Showing Empathy Through Real-Life Play
Over the course of the past few weeks, the infants have had a growing interest and fascination with our baby dolls and taking care of them! This interest began when we had set out a provocation of the baby dolls having a picnic in our kitchen center. The infants then fed the babies the pretend food and placed the teacups over the babies faces to let them have a drink! The infants continued this play for the next few following days.
After having a discussion about this type of play during a team meeting, we decided to dress the baby dolls in diapers, clothes and bibs to replicate what the infants see in their day to day experiences. The infants were THRILLED! While the infants played with the baby dolls, it showed us as educators how much our actions and words make an impact on their growing minds. While observing the children’s play, we watched the infants rock the baby dolls in their arms, check the baby dolls diaper, and feed the baby its “milk” using a teacup before laying it down to sleep. We decided to extend this experience even more by adding empty bottles into the classroom to see what the children did.

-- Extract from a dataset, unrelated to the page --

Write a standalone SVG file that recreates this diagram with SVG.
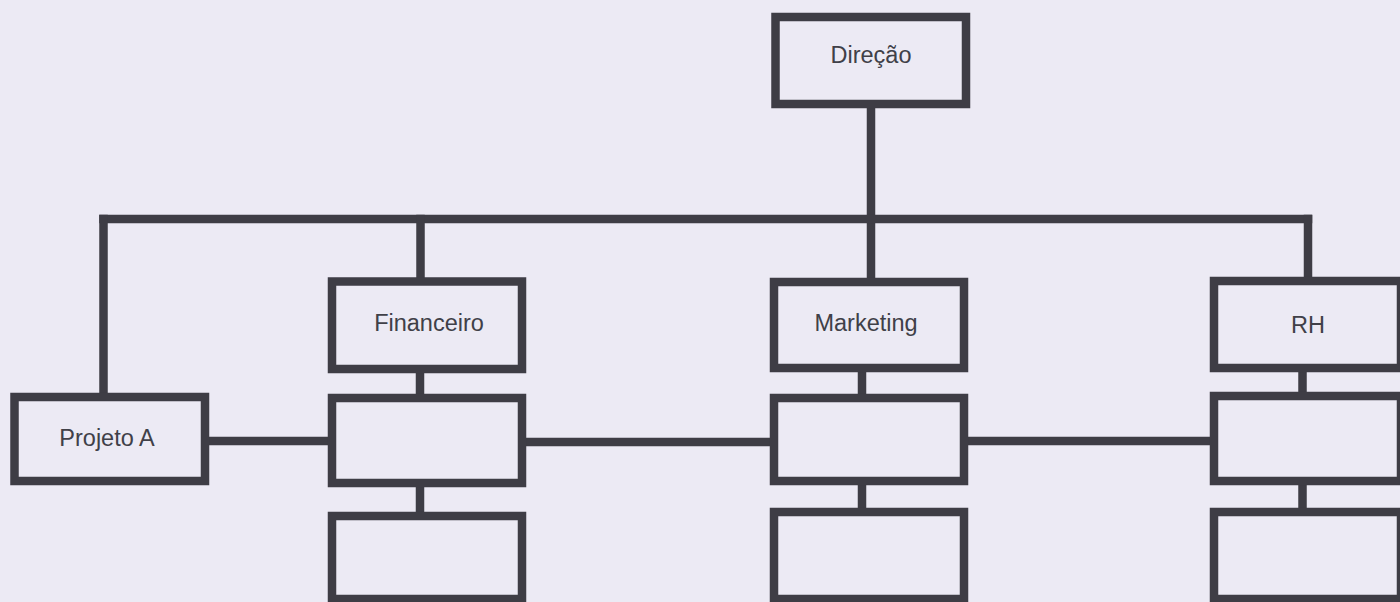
<svg xmlns="http://www.w3.org/2000/svg" width="1400" height="602" viewBox="0 0 1400 602">
  <style>
    .box { fill: #eceaf4; stroke: #3e3d45; stroke-width: 8.5; }
    .conn { stroke: #3e3d45; stroke-width: 8.5; fill: none; stroke-linecap: square; }
    .lbl { font-family: "Liberation Sans", Arial, sans-serif; font-size: 23.5px; fill: #404048; text-anchor: middle; }
  </style>
  <rect x="0" y="0" width="1400" height="602" fill="#eceaf4"/>
  <g id="connectors">
    <line class="conn" x1="871" y1="104" x2="871" y2="282"/>
    <line class="conn" x1="103.5" y1="219" x2="1308" y2="219"/>
    <line class="conn" x1="103.5" y1="219" x2="103.5" y2="397"/>
    <line class="conn" x1="420.5" y1="219" x2="420.5" y2="281"/>
    <line class="conn" x1="1308" y1="219" x2="1308" y2="281"/>
    <line class="conn" x1="420" y1="369" x2="420" y2="398"/>
    <line class="conn" x1="420" y1="483" x2="420" y2="516"/>
    <line class="conn" x1="862" y1="368" x2="862" y2="398"/>
    <line class="conn" x1="862" y1="481" x2="862" y2="512"/>
    <line class="conn" x1="1302.5" y1="368" x2="1302.5" y2="396"/>
    <line class="conn" x1="1302.5" y1="481" x2="1302.5" y2="512"/>
    <line class="conn" x1="205" y1="441" x2="332" y2="441"/>
    <line class="conn" x1="522" y1="442" x2="778" y2="442"/>
    <line class="conn" x1="964" y1="441" x2="1214" y2="441"/>
  </g>
  <g id="direcao">
    <rect class="box" x="775.5" y="17" width="190.5" height="87"/>
    <text class="lbl" x="871" y="63">Direção</text>
  </g>
  <g id="financeiro">
    <rect class="box" x="332" y="281.5" width="190" height="87.5"/>
    <text class="lbl" x="429" y="331">Financeiro</text>
  </g>
  <g id="marketing">
    <rect class="box" x="774" y="282" width="190" height="86"/>
    <text class="lbl" x="866" y="331">Marketing</text>
  </g>
  <g id="rh">
    <rect class="box" x="1214" y="281" width="187" height="87"/>
    <text class="lbl" x="1308" y="333">RH</text>
  </g>
  <g id="projeto-a">
    <rect class="box" x="14.5" y="397" width="190.5" height="84"/>
    <text class="lbl" x="107" y="446">Projeto A</text>
  </g>
  <g id="financeiro-2">
    <rect class="box" x="332" y="398" width="190" height="85"/>
  </g>
  <g id="marketing-2">
    <rect class="box" x="774" y="398" width="190" height="83"/>
  </g>
  <g id="rh-2">
    <rect class="box" x="1214" y="396" width="187" height="85"/>
  </g>
  <g id="financeiro-3">
    <rect class="box" x="332" y="516" width="190" height="83"/>
  </g>
  <g id="marketing-3">
    <rect class="box" x="774" y="512" width="190" height="87"/>
  </g>
  <g id="rh-3">
    <rect class="box" x="1214" y="512" width="187" height="87"/>
  </g>
</svg>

L immediately took the bottle and placed it in the gap of the baby doll's mouth. She giggled with excitement as she rocked her baby in her arms. Afterwards, L turned the baby away from her body and began tapping her hand against the baby’s back to show us that she was burping the baby. We later asked L’s family if she has had any previous play experiences at home with baby dolls. They expressed that L does not have a baby doll at home and that her play is a direct example of what she has seen us do within the classroom! This was incredible to hear based on how much knowledge and skill she has shown us within the classroom, which in turn was a direct correlation of the work that we do as educators.
By exposing the infants to real-life play with the baby dolls, it allows the infants to build empathy for others, to build role-playing skills and self-help skills, as well as further developing their social skills, emotional skills, and language skills. Since the infants began this type of play, we have noticed a massive change in the way that they empathize with one another. This is shown by finding a peer's water bottle and giving it to them, passing an upset child their stuffed animal from home, or by giving a big hug to their peer when they are excited to see them!